#### [Work required]
From the entries below, reproduce exactly the lines from the one with "Reproduce this chart" through the one with "import * as", both included, without images.

========================================================================

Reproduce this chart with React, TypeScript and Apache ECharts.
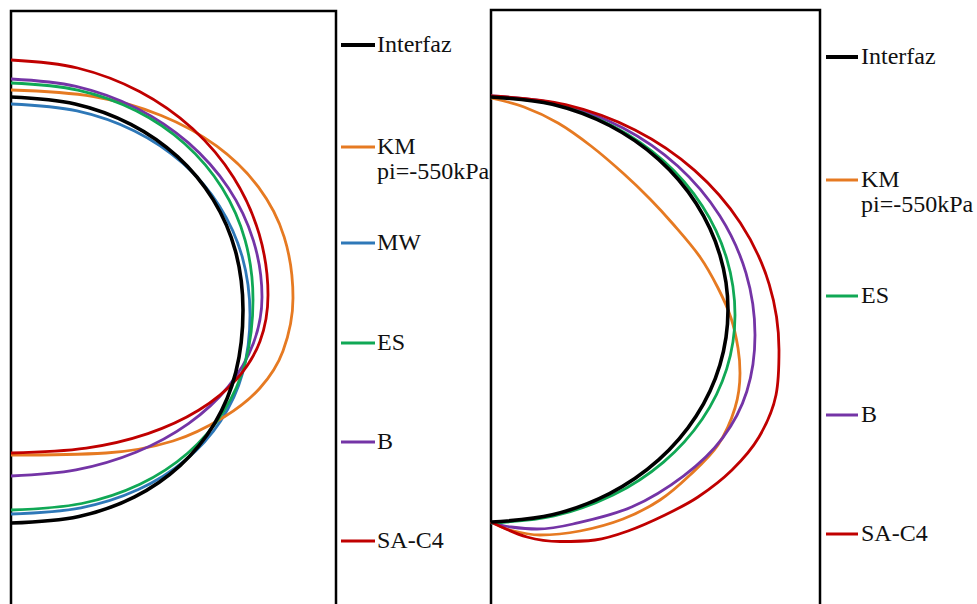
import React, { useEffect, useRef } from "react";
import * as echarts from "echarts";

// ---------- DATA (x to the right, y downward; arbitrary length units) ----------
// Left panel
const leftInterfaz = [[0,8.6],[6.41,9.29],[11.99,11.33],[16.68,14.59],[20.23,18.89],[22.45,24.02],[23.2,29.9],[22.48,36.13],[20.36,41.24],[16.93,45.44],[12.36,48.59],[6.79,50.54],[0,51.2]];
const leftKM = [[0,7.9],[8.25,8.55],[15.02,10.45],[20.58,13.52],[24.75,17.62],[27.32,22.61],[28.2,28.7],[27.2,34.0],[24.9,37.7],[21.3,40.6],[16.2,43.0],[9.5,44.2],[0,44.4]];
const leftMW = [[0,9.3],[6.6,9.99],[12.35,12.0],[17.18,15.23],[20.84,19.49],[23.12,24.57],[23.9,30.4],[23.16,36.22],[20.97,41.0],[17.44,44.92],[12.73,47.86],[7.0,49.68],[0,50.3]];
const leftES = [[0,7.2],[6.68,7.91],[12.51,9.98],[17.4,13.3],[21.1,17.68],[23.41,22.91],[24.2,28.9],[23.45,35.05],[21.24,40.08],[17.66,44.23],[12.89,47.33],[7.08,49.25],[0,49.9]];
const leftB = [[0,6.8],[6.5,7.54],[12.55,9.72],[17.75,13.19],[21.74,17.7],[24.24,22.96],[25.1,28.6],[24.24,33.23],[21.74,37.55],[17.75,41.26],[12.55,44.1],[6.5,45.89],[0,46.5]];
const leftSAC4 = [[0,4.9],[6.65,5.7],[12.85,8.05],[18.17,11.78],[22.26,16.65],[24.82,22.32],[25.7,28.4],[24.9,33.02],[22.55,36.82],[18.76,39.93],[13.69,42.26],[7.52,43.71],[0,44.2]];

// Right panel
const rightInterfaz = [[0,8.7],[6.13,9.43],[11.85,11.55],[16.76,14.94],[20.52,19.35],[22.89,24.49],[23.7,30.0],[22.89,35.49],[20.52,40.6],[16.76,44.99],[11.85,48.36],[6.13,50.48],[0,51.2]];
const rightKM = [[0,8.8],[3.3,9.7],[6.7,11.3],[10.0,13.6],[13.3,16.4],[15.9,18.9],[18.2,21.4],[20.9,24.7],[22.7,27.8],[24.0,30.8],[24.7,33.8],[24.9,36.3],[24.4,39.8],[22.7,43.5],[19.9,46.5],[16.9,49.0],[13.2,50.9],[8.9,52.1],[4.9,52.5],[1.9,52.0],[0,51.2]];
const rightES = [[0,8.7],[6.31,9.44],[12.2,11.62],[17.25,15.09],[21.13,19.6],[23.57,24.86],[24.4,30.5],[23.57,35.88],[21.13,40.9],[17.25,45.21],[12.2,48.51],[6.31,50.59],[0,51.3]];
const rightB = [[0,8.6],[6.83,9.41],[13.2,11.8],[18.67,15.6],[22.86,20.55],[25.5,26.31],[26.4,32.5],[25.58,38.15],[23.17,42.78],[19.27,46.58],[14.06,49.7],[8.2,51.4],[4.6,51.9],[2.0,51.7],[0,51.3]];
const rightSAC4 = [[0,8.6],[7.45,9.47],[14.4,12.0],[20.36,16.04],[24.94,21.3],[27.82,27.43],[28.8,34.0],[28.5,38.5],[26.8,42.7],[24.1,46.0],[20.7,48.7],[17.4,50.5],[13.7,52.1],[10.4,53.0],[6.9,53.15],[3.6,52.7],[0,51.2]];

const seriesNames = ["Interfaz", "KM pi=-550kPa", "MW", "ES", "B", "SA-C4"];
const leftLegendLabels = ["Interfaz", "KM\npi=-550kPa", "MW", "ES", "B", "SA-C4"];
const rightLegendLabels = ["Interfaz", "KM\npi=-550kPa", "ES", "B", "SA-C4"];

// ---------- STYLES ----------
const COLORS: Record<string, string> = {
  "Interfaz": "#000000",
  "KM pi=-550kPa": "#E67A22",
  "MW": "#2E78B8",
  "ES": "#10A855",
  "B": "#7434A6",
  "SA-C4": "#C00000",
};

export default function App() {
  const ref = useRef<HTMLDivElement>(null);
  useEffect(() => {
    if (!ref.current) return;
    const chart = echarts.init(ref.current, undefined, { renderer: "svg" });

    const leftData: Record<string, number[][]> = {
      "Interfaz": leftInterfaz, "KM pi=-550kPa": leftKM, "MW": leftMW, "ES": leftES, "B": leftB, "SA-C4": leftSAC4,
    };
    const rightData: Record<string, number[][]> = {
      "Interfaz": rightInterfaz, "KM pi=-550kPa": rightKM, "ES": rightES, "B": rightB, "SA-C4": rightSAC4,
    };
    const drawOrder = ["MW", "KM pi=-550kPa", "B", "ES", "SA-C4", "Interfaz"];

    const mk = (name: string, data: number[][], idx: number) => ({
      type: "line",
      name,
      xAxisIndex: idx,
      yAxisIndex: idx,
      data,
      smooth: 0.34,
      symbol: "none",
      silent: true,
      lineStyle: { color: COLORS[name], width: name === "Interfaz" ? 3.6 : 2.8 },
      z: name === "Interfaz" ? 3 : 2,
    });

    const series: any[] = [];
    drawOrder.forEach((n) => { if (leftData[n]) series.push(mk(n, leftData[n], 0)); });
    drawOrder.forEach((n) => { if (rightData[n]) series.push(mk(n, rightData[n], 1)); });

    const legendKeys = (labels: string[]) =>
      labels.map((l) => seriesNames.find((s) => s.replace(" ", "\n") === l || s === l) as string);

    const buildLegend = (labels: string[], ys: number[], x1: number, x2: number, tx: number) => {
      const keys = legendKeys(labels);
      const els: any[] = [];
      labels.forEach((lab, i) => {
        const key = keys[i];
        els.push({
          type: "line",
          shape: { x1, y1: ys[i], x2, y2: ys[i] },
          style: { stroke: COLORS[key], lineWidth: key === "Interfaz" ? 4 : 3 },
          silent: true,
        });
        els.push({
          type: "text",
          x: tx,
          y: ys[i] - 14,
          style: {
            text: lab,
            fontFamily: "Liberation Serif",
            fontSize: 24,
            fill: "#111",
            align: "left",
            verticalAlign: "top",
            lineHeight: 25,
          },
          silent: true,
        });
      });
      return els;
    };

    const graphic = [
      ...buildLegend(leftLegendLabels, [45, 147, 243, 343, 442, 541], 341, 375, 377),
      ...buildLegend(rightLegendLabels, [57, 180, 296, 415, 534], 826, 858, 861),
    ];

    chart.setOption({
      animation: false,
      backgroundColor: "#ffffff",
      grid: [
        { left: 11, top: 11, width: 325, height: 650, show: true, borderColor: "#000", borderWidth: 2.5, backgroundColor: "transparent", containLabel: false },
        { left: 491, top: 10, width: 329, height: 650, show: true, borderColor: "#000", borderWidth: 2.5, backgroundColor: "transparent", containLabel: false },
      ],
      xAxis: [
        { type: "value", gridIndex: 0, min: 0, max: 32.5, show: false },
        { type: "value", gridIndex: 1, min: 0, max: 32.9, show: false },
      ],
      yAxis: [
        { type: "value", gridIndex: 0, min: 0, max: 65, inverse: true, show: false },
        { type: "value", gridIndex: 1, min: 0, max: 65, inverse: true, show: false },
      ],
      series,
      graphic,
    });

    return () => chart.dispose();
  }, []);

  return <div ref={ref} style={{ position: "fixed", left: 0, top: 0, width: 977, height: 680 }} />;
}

========================================================================

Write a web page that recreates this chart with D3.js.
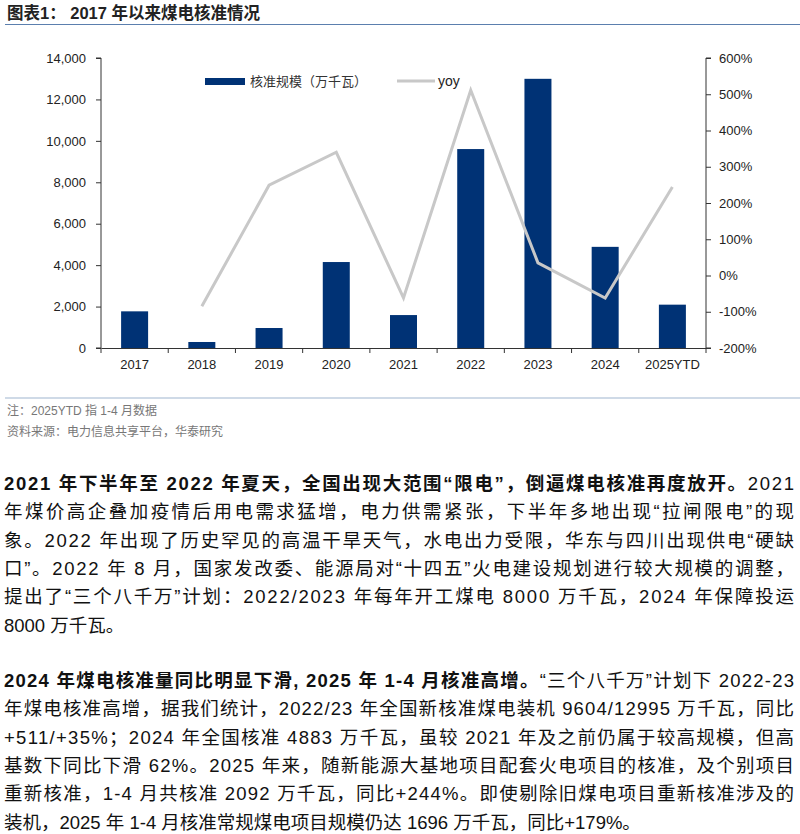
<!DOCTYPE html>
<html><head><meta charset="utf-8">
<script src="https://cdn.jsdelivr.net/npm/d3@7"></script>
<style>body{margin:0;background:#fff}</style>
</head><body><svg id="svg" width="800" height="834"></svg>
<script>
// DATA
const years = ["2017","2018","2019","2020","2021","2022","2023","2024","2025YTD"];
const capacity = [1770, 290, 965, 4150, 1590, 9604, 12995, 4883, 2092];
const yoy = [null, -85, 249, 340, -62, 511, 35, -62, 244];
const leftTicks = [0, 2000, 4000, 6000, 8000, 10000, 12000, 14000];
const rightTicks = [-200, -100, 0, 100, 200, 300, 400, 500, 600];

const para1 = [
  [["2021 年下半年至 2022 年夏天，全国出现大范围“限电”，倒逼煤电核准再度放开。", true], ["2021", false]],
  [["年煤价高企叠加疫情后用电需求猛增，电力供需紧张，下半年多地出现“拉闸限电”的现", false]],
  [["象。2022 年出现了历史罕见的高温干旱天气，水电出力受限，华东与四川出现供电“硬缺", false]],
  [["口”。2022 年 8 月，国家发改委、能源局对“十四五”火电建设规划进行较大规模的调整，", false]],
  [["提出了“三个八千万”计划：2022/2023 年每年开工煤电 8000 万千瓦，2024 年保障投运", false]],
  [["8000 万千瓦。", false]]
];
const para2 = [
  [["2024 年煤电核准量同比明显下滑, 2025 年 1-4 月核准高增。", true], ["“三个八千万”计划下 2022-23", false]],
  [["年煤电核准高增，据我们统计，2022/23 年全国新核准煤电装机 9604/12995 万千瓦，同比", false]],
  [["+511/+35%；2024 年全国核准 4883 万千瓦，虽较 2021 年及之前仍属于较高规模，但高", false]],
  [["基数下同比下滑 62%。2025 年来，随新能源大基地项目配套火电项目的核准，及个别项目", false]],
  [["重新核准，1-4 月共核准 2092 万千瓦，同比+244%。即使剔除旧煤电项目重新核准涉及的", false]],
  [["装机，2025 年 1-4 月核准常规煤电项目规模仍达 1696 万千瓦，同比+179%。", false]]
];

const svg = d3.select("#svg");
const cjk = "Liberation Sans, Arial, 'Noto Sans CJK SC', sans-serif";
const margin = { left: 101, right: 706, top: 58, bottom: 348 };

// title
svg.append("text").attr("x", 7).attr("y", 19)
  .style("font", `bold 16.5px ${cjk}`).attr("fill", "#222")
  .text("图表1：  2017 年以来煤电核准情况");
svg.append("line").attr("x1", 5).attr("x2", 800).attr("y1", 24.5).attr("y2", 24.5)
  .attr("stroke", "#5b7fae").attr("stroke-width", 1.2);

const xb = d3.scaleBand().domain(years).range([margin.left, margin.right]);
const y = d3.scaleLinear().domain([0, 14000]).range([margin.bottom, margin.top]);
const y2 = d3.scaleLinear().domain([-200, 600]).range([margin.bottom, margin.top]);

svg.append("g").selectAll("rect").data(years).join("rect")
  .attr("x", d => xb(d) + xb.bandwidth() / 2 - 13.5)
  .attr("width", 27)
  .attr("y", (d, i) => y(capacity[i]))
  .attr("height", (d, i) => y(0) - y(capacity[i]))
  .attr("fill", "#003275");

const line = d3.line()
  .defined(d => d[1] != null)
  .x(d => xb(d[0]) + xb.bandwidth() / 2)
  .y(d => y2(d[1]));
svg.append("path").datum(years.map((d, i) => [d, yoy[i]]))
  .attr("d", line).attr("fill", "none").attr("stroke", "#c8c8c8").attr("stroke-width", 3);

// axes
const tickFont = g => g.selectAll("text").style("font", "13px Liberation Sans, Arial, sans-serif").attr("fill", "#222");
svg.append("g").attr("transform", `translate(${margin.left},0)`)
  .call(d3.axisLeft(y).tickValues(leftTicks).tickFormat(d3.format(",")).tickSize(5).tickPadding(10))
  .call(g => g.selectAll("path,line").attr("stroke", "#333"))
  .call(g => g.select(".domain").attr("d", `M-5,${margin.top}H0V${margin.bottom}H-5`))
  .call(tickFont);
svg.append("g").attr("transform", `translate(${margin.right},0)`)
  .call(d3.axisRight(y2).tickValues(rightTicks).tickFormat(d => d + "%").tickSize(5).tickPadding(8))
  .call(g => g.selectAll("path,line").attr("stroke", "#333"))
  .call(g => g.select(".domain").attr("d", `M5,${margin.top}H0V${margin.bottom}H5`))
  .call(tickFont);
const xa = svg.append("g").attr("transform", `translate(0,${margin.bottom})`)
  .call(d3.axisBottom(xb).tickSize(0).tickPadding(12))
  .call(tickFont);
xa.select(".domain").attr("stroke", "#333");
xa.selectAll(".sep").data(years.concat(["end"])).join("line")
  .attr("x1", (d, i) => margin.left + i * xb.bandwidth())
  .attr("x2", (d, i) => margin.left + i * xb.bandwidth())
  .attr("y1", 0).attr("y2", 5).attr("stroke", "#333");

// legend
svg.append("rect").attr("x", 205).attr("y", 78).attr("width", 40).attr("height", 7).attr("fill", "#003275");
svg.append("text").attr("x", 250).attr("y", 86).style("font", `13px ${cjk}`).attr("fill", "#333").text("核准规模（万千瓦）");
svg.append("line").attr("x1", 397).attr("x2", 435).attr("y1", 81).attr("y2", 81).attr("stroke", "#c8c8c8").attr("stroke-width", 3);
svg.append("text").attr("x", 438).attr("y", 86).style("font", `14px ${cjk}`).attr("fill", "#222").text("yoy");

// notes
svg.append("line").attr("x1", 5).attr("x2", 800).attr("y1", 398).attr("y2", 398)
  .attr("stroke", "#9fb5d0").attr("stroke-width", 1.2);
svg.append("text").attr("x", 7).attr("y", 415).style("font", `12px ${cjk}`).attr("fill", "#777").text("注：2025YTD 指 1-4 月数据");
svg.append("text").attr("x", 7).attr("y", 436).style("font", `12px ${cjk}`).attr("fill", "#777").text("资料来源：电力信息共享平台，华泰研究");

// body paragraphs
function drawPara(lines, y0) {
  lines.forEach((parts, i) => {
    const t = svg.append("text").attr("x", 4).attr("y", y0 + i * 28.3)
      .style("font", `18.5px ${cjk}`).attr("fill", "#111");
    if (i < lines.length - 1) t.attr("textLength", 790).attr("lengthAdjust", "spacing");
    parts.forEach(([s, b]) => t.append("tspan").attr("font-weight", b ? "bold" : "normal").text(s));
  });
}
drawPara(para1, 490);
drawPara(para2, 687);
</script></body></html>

========================================================================

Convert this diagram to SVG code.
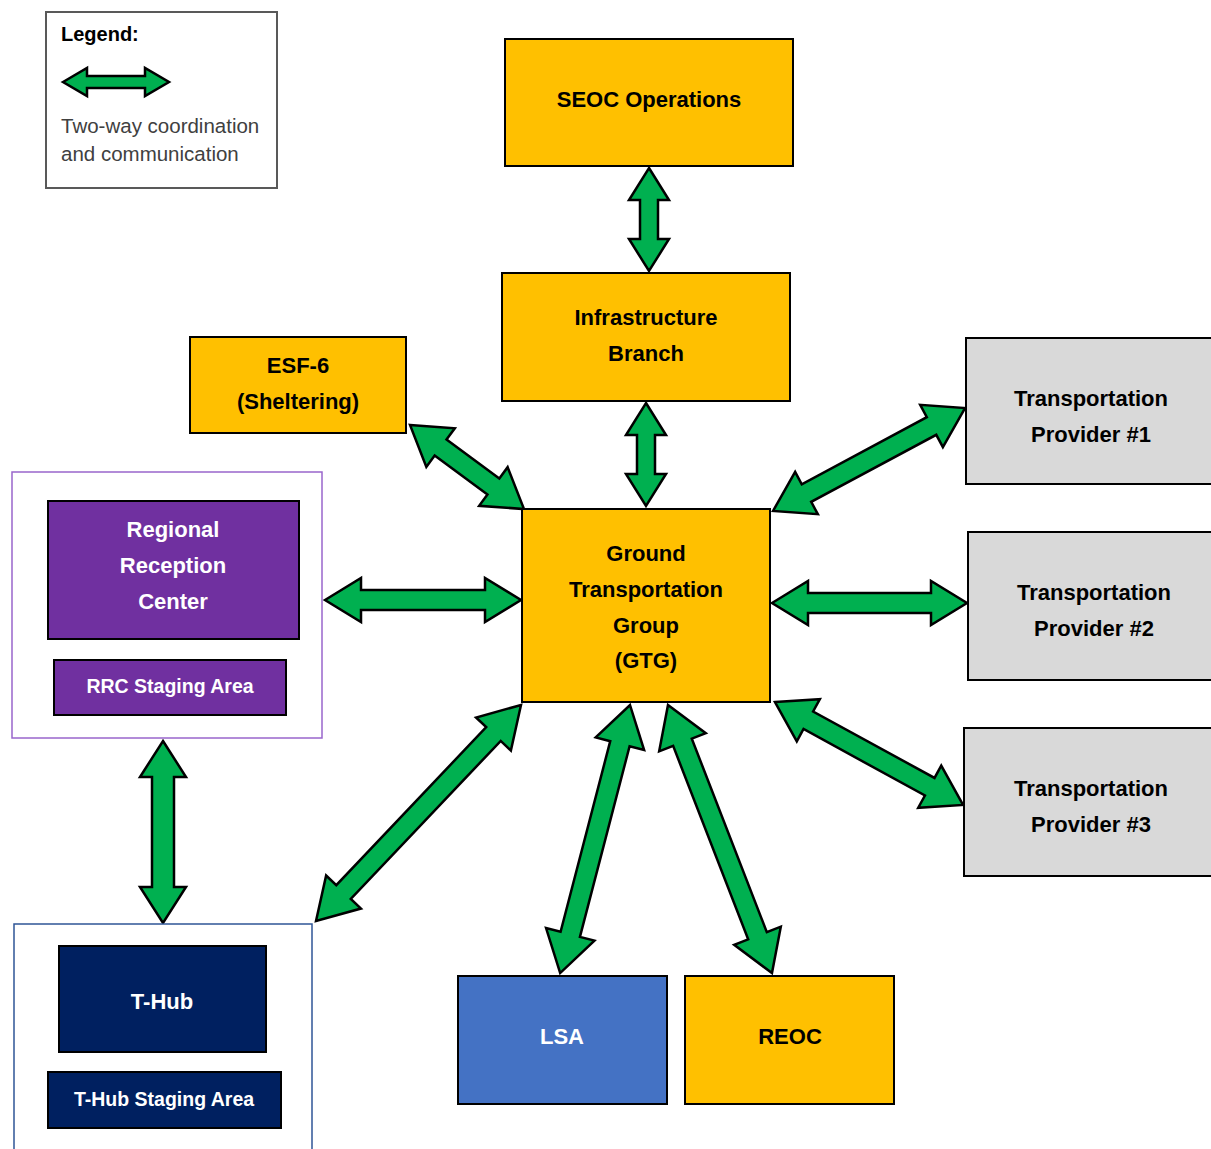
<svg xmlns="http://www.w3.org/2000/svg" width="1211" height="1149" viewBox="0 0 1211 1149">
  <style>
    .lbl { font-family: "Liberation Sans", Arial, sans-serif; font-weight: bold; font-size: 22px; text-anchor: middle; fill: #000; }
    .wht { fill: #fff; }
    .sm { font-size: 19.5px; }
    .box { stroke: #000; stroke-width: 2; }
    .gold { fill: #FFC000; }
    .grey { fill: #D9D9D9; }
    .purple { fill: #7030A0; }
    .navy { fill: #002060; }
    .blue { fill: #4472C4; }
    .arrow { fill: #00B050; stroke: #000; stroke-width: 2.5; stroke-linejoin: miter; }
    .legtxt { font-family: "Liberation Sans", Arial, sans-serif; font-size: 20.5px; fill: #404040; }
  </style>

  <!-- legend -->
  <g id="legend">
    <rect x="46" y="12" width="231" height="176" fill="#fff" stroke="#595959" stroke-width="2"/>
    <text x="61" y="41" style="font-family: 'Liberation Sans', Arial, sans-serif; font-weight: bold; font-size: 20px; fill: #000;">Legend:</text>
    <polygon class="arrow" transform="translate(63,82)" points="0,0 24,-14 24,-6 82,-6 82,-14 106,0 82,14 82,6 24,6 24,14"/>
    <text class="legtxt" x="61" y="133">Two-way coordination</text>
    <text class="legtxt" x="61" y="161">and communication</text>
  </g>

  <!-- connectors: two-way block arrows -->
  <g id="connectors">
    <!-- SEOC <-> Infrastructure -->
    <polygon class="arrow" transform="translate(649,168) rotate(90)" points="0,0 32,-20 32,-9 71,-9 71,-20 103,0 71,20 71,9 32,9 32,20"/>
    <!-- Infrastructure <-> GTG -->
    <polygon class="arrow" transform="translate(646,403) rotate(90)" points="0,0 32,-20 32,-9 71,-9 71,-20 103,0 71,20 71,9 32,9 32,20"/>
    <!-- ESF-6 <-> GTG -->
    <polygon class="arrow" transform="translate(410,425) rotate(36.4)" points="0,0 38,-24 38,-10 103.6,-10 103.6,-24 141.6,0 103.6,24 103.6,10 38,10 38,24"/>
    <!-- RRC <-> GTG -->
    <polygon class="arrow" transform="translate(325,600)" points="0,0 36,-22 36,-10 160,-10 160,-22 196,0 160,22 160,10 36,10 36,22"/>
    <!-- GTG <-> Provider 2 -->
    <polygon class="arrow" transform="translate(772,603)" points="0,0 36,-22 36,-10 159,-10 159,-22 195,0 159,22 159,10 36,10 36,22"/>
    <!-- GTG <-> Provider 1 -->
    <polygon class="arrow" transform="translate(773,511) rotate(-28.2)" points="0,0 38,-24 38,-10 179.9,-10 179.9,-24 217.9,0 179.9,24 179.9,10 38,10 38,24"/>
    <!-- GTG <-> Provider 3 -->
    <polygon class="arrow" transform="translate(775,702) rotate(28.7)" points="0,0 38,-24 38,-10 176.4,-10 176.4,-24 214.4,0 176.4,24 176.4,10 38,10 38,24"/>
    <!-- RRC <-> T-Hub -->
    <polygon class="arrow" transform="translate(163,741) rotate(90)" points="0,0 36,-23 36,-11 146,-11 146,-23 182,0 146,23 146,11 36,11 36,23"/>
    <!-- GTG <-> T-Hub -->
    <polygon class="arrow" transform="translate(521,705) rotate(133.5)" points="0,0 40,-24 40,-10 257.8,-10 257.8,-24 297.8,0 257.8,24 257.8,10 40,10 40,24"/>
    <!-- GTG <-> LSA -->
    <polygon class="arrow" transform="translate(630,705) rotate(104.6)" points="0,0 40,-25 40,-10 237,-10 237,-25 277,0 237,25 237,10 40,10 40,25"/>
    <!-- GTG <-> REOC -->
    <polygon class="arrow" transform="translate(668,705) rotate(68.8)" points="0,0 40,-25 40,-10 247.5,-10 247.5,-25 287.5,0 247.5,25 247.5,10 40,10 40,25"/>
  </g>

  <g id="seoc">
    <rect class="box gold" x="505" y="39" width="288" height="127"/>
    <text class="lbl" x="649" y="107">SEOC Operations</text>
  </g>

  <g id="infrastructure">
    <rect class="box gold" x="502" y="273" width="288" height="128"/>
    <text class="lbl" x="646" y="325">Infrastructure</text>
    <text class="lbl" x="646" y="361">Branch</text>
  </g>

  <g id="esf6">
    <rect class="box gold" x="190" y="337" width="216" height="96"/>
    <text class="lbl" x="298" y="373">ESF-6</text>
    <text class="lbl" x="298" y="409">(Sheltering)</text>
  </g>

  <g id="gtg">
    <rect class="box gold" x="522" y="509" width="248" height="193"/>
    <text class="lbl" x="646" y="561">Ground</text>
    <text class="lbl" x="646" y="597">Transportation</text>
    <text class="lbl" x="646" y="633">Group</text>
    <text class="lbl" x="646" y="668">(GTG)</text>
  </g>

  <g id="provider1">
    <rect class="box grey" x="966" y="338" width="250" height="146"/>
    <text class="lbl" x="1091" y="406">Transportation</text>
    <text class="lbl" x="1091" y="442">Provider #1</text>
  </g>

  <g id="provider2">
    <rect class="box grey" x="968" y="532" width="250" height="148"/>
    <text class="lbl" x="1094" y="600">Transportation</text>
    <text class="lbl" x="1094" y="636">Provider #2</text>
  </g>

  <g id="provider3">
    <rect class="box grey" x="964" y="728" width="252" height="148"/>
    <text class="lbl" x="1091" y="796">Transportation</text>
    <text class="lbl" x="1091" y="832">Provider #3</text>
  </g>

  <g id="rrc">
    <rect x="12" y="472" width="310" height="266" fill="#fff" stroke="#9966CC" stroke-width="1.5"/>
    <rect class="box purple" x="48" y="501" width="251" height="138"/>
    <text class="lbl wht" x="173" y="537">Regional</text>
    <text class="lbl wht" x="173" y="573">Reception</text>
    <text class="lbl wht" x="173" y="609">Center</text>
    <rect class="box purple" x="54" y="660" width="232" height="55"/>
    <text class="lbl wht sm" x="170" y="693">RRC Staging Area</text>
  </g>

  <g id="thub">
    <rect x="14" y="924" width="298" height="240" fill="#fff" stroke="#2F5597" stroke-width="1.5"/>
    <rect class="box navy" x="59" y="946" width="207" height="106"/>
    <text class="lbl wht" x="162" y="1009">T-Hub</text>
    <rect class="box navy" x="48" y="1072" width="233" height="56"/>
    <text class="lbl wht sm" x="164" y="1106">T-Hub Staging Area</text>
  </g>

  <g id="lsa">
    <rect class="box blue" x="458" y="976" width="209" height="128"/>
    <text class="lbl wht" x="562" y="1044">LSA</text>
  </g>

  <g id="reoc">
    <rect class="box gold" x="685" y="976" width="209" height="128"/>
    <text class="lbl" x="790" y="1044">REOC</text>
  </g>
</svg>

========================================================================

#### [Reply]
Reproduce this chart with React, TypeScript and Apache ECharts.
import React, { useEffect, useRef } from "react";
import * as echarts from "echarts";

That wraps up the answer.